Now perhaps this is just sarcasm. Those who read my comment section will occasionally see me strongly objecting to comments that were intended as sarcasm, and indeed came from commenters who agree with me. I'm a bit slow. If it was signed "R.A." I would immediately know that the "masterly inactivity" comment was meant derisively. But I'm not familiar with "P.W."

In any case, ECB policy is just completely dysfunctional. There is a case to be made for current Fed, BOJ or BoE policy, but there is no case to be made for ECB policy. It's completely inexcusable under any reasonable interpretation of the ECB's mandate, even the "German" interpretation.

Meanwhile here's what's happening in a country that until recently was mocked by American and European economists:

Kazufumi Yamamoto is having such a hard time finding waiters and sushi chefs to fill jobs at Ganko Food Service Co. that he's going to boost wages for the first time in more than a decade.
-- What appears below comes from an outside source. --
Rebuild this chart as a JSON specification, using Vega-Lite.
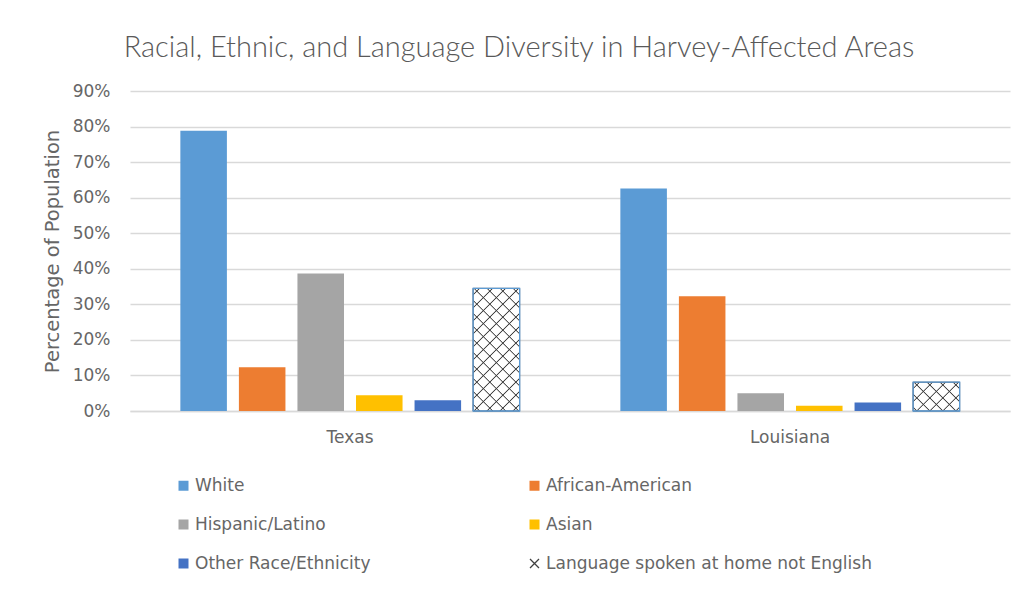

"Positions remain open for several months, leaving some restaurants heavily understaffed," said Yamamoto, personnel head at the sushi-chain operator in Osaka. "The labor shortage has worsened to the point we have no choice but to increase pay."

The troubles facing Yamamoto, 43, reflect the pressures of a labor force that's shrinking, with just nine high school graduates on the hunt for a private-sector job now for every 10 just five years ago. Smaller companies reliant on part-time workers are bearing the brunt, pressuring them into wage gains that have yet to be reflected in the broader job market.

While nationwide pay fell in the year through January, and will probably rise less than 1 percent this year, according to economists surveyed by Bloomberg News, smaller and mid-sized employers such as hand-cleaner maker Saraya Co. are considering salary gains of 2 percent or more. The nation is within a few years of an overheated job market that makes inflation, not deflation, Japan's challenge, economist Masaaki Kanno says.